*TO BE DONE*
Would you retype, exactly and without the pictures, the lines between the line holding "What Plotly code" and the line holding "W, H = 428, 360", inclusive, and nothing else?

*SUPPLIED DATA*
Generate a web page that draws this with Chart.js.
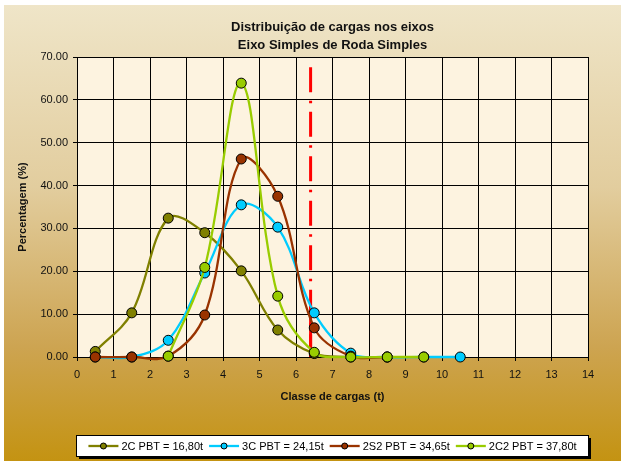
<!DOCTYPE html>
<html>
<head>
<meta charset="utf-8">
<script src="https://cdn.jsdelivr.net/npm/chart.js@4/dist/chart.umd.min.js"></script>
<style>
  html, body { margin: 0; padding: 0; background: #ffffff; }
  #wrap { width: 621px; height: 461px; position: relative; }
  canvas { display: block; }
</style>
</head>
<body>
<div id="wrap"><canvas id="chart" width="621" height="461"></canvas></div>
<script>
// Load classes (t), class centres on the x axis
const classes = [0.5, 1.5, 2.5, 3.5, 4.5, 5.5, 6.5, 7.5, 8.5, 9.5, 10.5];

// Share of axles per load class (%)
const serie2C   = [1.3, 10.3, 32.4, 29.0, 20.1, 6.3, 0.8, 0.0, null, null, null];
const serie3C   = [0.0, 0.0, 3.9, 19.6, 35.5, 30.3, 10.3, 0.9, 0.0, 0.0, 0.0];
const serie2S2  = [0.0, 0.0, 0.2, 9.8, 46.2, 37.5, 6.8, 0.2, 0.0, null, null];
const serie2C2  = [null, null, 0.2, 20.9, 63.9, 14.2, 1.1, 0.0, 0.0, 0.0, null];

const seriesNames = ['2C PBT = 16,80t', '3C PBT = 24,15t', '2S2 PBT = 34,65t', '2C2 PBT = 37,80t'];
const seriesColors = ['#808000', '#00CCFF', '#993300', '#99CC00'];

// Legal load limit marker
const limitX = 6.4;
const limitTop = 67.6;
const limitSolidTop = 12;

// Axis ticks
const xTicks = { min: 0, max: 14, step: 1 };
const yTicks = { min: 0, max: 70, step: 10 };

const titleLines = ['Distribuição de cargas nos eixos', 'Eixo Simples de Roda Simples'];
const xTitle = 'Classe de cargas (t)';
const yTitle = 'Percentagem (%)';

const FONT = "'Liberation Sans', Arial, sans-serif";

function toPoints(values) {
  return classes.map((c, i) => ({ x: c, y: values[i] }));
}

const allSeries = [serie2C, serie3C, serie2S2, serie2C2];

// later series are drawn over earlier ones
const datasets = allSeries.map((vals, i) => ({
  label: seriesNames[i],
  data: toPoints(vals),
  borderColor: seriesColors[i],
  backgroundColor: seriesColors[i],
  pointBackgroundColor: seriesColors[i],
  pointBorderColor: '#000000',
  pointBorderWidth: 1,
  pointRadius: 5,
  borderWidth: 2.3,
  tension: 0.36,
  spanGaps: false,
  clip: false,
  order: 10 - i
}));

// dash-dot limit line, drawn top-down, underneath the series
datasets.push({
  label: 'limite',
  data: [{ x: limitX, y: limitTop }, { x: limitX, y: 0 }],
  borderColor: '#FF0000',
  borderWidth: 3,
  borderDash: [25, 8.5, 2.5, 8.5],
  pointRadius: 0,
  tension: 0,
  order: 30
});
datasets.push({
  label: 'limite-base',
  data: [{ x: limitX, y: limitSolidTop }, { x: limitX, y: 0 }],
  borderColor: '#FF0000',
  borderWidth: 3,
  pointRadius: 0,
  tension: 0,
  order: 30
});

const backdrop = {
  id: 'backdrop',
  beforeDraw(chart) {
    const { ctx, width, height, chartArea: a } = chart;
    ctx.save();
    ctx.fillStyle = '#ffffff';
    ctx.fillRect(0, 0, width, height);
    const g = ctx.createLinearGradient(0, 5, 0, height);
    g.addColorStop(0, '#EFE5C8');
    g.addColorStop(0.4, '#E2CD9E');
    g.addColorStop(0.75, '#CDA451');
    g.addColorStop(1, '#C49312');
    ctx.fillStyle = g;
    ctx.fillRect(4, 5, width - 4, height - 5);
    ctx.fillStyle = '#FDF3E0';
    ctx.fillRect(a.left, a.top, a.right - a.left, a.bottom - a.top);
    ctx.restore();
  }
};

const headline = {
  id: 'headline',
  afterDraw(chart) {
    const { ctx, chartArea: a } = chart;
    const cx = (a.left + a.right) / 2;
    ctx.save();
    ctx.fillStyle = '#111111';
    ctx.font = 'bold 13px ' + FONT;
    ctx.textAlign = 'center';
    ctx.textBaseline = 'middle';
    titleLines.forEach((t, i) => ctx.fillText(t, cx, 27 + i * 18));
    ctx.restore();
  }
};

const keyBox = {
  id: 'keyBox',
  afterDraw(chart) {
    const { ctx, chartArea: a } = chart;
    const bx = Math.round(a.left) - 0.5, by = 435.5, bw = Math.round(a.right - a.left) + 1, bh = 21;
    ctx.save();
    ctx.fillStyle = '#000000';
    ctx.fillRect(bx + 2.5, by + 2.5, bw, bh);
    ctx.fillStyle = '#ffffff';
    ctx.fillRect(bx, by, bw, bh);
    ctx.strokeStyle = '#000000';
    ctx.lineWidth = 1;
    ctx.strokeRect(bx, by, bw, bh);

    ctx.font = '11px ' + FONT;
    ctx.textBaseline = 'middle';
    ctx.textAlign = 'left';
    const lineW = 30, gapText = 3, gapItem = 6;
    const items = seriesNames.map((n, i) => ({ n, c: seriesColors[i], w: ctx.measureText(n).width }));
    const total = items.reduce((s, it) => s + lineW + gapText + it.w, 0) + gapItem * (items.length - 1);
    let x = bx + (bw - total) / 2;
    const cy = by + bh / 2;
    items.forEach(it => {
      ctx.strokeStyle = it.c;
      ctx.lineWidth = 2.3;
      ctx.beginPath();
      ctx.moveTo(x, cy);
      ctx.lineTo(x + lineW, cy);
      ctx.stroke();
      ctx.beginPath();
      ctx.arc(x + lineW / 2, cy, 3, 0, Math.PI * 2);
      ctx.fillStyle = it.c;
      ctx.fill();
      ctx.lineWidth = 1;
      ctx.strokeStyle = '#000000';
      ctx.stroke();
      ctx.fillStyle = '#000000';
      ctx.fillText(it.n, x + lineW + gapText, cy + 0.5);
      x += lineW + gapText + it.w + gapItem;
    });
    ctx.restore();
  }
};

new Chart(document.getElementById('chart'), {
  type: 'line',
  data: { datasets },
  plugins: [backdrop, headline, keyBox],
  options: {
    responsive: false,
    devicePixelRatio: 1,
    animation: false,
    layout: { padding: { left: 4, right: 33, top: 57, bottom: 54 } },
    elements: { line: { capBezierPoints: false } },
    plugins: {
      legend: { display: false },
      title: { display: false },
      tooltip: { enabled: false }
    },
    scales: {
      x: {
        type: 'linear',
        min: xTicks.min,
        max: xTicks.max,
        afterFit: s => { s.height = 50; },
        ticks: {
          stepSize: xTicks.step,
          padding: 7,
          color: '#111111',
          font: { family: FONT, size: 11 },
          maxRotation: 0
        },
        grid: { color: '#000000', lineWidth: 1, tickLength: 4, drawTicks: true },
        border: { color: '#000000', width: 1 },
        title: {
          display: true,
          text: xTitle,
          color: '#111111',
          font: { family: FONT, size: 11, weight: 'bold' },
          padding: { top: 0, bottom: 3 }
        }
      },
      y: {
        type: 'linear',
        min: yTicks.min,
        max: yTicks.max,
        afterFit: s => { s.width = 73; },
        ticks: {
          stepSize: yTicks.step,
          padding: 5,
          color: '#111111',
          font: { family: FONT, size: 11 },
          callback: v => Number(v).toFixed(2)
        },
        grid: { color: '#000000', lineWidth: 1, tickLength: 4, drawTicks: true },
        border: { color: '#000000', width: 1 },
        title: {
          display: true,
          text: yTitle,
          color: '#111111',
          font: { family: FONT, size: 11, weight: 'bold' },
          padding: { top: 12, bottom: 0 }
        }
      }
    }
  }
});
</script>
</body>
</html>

--

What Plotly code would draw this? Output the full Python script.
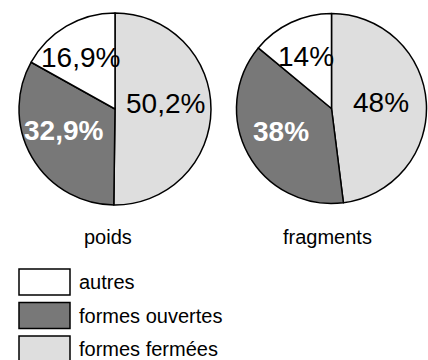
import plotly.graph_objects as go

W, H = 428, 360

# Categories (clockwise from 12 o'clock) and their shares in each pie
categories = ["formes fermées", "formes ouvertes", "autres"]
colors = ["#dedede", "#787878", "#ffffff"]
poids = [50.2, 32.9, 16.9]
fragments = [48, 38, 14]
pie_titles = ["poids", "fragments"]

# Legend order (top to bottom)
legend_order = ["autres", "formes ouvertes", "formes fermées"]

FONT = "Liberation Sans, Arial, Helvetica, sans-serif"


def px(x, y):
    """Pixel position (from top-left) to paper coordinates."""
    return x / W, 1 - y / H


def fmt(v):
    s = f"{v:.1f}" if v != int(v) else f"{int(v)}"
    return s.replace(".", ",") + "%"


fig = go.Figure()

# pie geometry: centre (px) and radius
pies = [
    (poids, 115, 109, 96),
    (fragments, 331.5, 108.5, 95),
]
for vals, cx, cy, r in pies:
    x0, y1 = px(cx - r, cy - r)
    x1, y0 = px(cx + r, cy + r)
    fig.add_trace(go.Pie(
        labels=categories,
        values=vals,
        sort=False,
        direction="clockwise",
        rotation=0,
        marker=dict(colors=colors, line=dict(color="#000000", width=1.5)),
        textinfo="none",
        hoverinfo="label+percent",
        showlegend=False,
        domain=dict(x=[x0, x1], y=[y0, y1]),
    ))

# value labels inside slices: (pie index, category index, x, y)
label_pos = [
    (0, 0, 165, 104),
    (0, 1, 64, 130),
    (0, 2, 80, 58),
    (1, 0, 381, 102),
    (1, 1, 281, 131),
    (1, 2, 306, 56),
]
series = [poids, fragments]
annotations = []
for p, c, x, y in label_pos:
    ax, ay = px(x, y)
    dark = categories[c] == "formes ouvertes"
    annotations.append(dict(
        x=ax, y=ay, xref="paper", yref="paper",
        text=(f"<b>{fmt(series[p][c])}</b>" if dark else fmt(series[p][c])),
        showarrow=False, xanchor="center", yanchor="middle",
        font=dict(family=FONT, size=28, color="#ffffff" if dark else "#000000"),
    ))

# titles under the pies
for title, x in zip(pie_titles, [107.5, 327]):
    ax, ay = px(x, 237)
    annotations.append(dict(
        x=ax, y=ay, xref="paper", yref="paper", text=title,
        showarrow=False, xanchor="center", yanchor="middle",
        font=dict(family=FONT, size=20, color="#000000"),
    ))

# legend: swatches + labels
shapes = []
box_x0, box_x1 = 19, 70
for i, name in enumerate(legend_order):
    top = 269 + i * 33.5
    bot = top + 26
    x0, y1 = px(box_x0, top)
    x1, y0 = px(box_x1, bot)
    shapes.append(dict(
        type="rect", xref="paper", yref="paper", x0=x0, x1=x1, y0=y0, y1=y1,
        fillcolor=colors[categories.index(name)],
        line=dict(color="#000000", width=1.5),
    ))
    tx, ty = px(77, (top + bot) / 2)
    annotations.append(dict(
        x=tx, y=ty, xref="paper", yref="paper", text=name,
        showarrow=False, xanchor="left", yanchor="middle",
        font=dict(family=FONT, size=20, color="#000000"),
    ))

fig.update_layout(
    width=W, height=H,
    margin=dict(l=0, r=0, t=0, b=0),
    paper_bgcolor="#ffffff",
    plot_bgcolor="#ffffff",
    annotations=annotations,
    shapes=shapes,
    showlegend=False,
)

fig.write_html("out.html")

*EXERCISE OUTPUT*
What Plotly code would draw this? Output the full Python script.
import plotly.graph_objects as go

W, H = 428, 360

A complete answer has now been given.